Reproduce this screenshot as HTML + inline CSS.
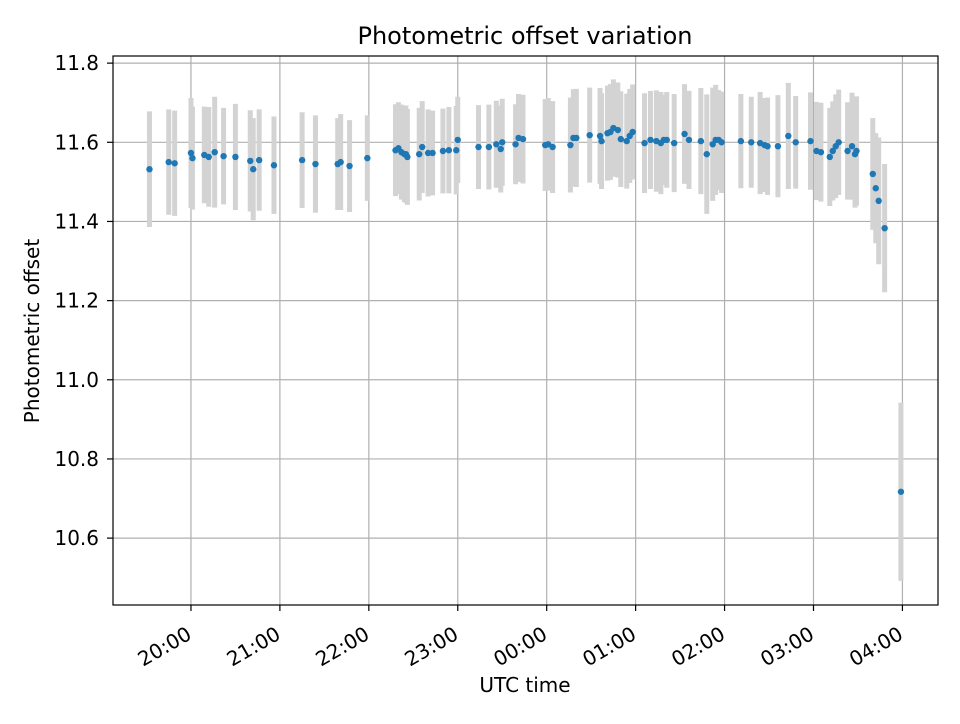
<!DOCTYPE html>
<html><head><meta charset="utf-8"><style>
body{margin:0;background:#fff;font-family:"DejaVu Sans","Liberation Sans",sans-serif}
svg text{font-family:"DejaVu Sans","Liberation Sans",sans-serif}
</style></head><body>
<svg id="chart" width="960" height="720" xmlns="http://www.w3.org/2000/svg">
<rect width="960" height="720" fill="#fff"/>
<text x="525" y="44" font-size="24" text-anchor="middle">Photometric offset variation</text>
<text x="525" y="692" font-size="20" text-anchor="middle">UTC time</text>
<text transform="translate(39,331) rotate(-90)" font-size="20" text-anchor="middle">Photometric offset</text>
<g id="grid"></g>
<g id="bars"></g>
<g id="pts"></g>
<rect x="113" y="56" width="825" height="549" fill="none" stroke="#000" stroke-width="1.2"/>
<g id="ticks"></g>
</svg>
<script>
// minutes after 20:00 UTC
const times=[-28,-15,-11,0,1,9,12,16,22,30,40,42,46,56,75,84,99,101,107,119,138,140,142,144,145,146,154,156,160,163,170,174,179,180,194,201,206,209,210,219,221,224,239,241,244,256,258,260,269,276,277,281,283,285,288,290,294,296,298,306,310,314,317,319,321,326,333,336,344,348,352,354,356,358,371,378,384,387,389,396,403,408,418,422,425,431,433,435,437,443,446,448,449,460,462,464,468,479];
const offsets=[11.532,11.550,11.547,11.573,11.560,11.568,11.563,11.575,11.565,11.563,11.553,11.532,11.555,11.542,11.555,11.545,11.545,11.550,11.540,11.560,11.580,11.585,11.575,11.570,11.570,11.563,11.570,11.588,11.573,11.573,11.578,11.580,11.580,11.606,11.588,11.588,11.595,11.583,11.600,11.595,11.611,11.608,11.593,11.595,11.588,11.593,11.611,11.611,11.618,11.616,11.603,11.623,11.626,11.636,11.631,11.608,11.603,11.616,11.626,11.598,11.606,11.603,11.598,11.606,11.606,11.598,11.621,11.606,11.603,11.570,11.595,11.606,11.606,11.600,11.603,11.600,11.598,11.593,11.590,11.590,11.616,11.600,11.603,11.578,11.575,11.563,11.578,11.590,11.600,11.578,11.590,11.570,11.578,11.520,11.484,11.452,11.383,10.717];
const errors=[0.146,0.133,0.133,0.139,0.130,0.122,0.126,0.140,0.122,0.134,0.128,0.129,0.128,0.123,0.121,0.123,0.116,0.121,0.116,0.108,0.116,0.116,0.120,0.121,0.123,0.121,0.117,0.116,0.110,0.107,0.107,0.109,0.112,0.109,0.106,0.107,0.110,0.110,0.110,0.101,0.111,0.112,0.116,0.117,0.116,0.120,0.123,0.124,0.120,0.121,0.121,0.120,0.121,0.123,0.120,0.121,0.120,0.119,0.120,0.126,0.124,0.128,0.129,0.114,0.121,0.124,0.126,0.124,0.134,0.151,0.143,0.139,0.126,0.128,0.119,0.115,0.129,0.119,0.123,0.129,0.134,0.117,0.123,0.124,0.125,0.124,0.125,0.131,0.133,0.123,0.135,0.135,0.138,0.141,0.139,0.160,0.162,0.225];
const xTickMinutes=[0,60,120,180,240,300,360,420,480];
const xTickLabels=["20:00","21:00","22:00","23:00","00:00","01:00","02:00","03:00","04:00"];
const yTicks=[10.6,10.8,11.0,11.2,11.4,11.6,11.8];
const yTickLabels=["10.6","10.8","11.0","11.2","11.4","11.6","11.8"];

const L=113,R=938,T=56,B=605;
const xMin=-52.6,xMax=504,yMin=10.431,yMax=11.818;
const xs=m=>L+(m-xMin)/(xMax-xMin)*(R-L);
const ys=v=>B-(v-yMin)/(yMax-yMin)*(B-T);
const NS="http://www.w3.org/2000/svg";
function mk(tag,attrs,parent){const e=document.createElementNS(NS,tag);for(const k in attrs)e.setAttribute(k,attrs[k]);parent.appendChild(e);return e;}
const grid=document.getElementById('grid'),ticks=document.getElementById('ticks'),bars=document.getElementById('bars'),pts=document.getElementById('pts');
xTickMinutes.forEach((m,i)=>{
  const x=xs(m);
  const g=mk('line',{x1:x,x2:x,y1:T,y2:B,stroke:'#b0b0b0','stroke-width':1.2},grid);
  
  
  const t=mk('line',{x1:x,x2:x,y1:B,y2:B+6,stroke:'#000','stroke-width':1.2},ticks);
  
  
  const ax=x+2,ay=B+33;
  const lb=mk('text',{x:ax,y:ay,'font-size':20,'text-anchor':'end',transform:`rotate(-30 ${ax} ${ay})`},ticks);
  lb.textContent=xTickLabels[i];
  
  
});
yTicks.forEach((v,i)=>{
  const y=ys(v);
  const g=mk('line',{x1:L,x2:R,y1:y,y2:y,stroke:'#b0b0b0','stroke-width':1.2},grid);
  
  
  const t=mk('line',{x1:L-6,x2:L,y1:y,y2:y,stroke:'#000','stroke-width':1.2},ticks);
  
  
  const lb=mk('text',{x:L-14,y:y+7,'font-size':20,'text-anchor':'end'},ticks);
  lb.textContent=yTickLabels[i];
  
  
});
times.forEach((m,i)=>{
  const x=xs(m);
  const b=mk('line',{x1:x,x2:x,y1:ys(offsets[i]+errors[i]),y2:ys(offsets[i]-errors[i]),stroke:'#d3d3d3','stroke-width':5},bars);
  
  
});
times.forEach((m,i)=>{
  const c=mk('circle',{cx:xs(m),cy:ys(offsets[i]),r:3.2,fill:'#1f77b4'},pts);
  
  
});
</script>
</body></html>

- _What you need to do_
Your task is to repeat the material above exactly, without its pictures.

- _Answer for the task_
Reproduce this screenshot as HTML + inline CSS.
<!DOCTYPE html>
<html><head><meta charset="utf-8"><style>
body{margin:0;background:#fff;font-family:"DejaVu Sans","Liberation Sans",sans-serif}
svg text{font-family:"DejaVu Sans","Liberation Sans",sans-serif}
</style></head><body>
<svg id="chart" width="960" height="720" xmlns="http://www.w3.org/2000/svg">
<rect width="960" height="720" fill="#fff"/>
<text x="525" y="44" font-size="24" text-anchor="middle">Photometric offset variation</text>
<text x="525" y="692" font-size="20" text-anchor="middle">UTC time</text>
<text transform="translate(39,331) rotate(-90)" font-size="20" text-anchor="middle">Photometric offset</text>
<g id="grid"></g>
<g id="bars"></g>
<g id="pts"></g>
<rect x="113" y="56" width="825" height="549" fill="none" stroke="#000" stroke-width="1.2"/>
<g id="ticks"></g>
</svg>
<script>
// minutes after 20:00 UTC
const times=[-28,-15,-11,0,1,9,12,16,22,30,40,42,46,56,75,84,99,101,107,119,138,140,142,144,145,146,154,156,160,163,170,174,179,180,194,201,206,209,210,219,221,224,239,241,244,256,258,260,269,276,277,281,283,285,288,290,294,296,298,306,310,314,317,319,321,326,333,336,344,348,352,354,356,358,371,378,384,387,389,396,403,408,418,422,425,431,433,435,437,443,446,448,449,460,462,464,468,479];
const offsets=[11.532,11.550,11.547,11.573,11.560,11.568,11.563,11.575,11.565,11.563,11.553,11.532,11.555,11.542,11.555,11.545,11.545,11.550,11.540,11.560,11.580,11.585,11.575,11.570,11.570,11.563,11.570,11.588,11.573,11.573,11.578,11.580,11.580,11.606,11.588,11.588,11.595,11.583,11.600,11.595,11.611,11.608,11.593,11.595,11.588,11.593,11.611,11.611,11.618,11.616,11.603,11.623,11.626,11.636,11.631,11.608,11.603,11.616,11.626,11.598,11.606,11.603,11.598,11.606,11.606,11.598,11.621,11.606,11.603,11.570,11.595,11.606,11.606,11.600,11.603,11.600,11.598,11.593,11.590,11.590,11.616,11.600,11.603,11.578,11.575,11.563,11.578,11.590,11.600,11.578,11.590,11.570,11.578,11.520,11.484,11.452,11.383,10.717];
const errors=[0.146,0.133,0.133,0.139,0.130,0.122,0.126,0.140,0.122,0.134,0.128,0.129,0.128,0.123,0.121,0.123,0.116,0.121,0.116,0.108,0.116,0.116,0.120,0.121,0.123,0.121,0.117,0.116,0.110,0.107,0.107,0.109,0.112,0.109,0.106,0.107,0.110,0.110,0.110,0.101,0.111,0.112,0.116,0.117,0.116,0.120,0.123,0.124,0.120,0.121,0.121,0.120,0.121,0.123,0.120,0.121,0.120,0.119,0.120,0.126,0.124,0.128,0.129,0.114,0.121,0.124,0.126,0.124,0.134,0.151,0.143,0.139,0.126,0.128,0.119,0.115,0.129,0.119,0.123,0.129,0.134,0.117,0.123,0.124,0.125,0.124,0.125,0.131,0.133,0.123,0.135,0.135,0.138,0.141,0.139,0.160,0.162,0.225];
const xTickMinutes=[0,60,120,180,240,300,360,420,480];
const xTickLabels=["20:00","21:00","22:00","23:00","00:00","01:00","02:00","03:00","04:00"];
const yTicks=[10.6,10.8,11.0,11.2,11.4,11.6,11.8];
const yTickLabels=["10.6","10.8","11.0","11.2","11.4","11.6","11.8"];

const L=113,R=938,T=56,B=605;
const xMin=-52.6,xMax=504,yMin=10.431,yMax=11.818;
const xs=m=>L+(m-xMin)/(xMax-xMin)*(R-L);
const ys=v=>B-(v-yMin)/(yMax-yMin)*(B-T);
const NS="http://www.w3.org/2000/svg";
function mk(tag,attrs,parent){const e=document.createElementNS(NS,tag);for(const k in attrs)e.setAttribute(k,attrs[k]);parent.appendChild(e);return e;}
const grid=document.getElementById('grid'),ticks=document.getElementById('ticks'),bars=document.getElementById('bars'),pts=document.getElementById('pts');
xTickMinutes.forEach((m,i)=>{
  const x=xs(m);
  const g=mk('line',{x1:x,x2:x,y1:T,y2:B,stroke:'#b0b0b0','stroke-width':1.2},grid);
  
  
  const t=mk('line',{x1:x,x2:x,y1:B,y2:B+6,stroke:'#000','stroke-width':1.2},ticks);
  
  
  const ax=x+2,ay=B+33;
  const lb=mk('text',{x:ax,y:ay,'font-size':20,'text-anchor':'end',transform:`rotate(-30 ${ax} ${ay})`},ticks);
  lb.textContent=xTickLabels[i];
  
  
});
yTicks.forEach((v,i)=>{
  const y=ys(v);
  const g=mk('line',{x1:L,x2:R,y1:y,y2:y,stroke:'#b0b0b0','stroke-width':1.2},grid);
  
  
  const t=mk('line',{x1:L-6,x2:L,y1:y,y2:y,stroke:'#000','stroke-width':1.2},ticks);
  
  
  const lb=mk('text',{x:L-14,y:y+7,'font-size':20,'text-anchor':'end'},ticks);
  lb.textContent=yTickLabels[i];
  
  
});
times.forEach((m,i)=>{
  const x=xs(m);
  const b=mk('line',{x1:x,x2:x,y1:ys(offsets[i]+errors[i]),y2:ys(offsets[i]-errors[i]),stroke:'#d3d3d3','stroke-width':5},bars);
  
  
});
times.forEach((m,i)=>{
  const c=mk('circle',{cx:xs(m),cy:ys(offsets[i]),r:3.2,fill:'#1f77b4'},pts);
  
  
});
</script>
</body></html>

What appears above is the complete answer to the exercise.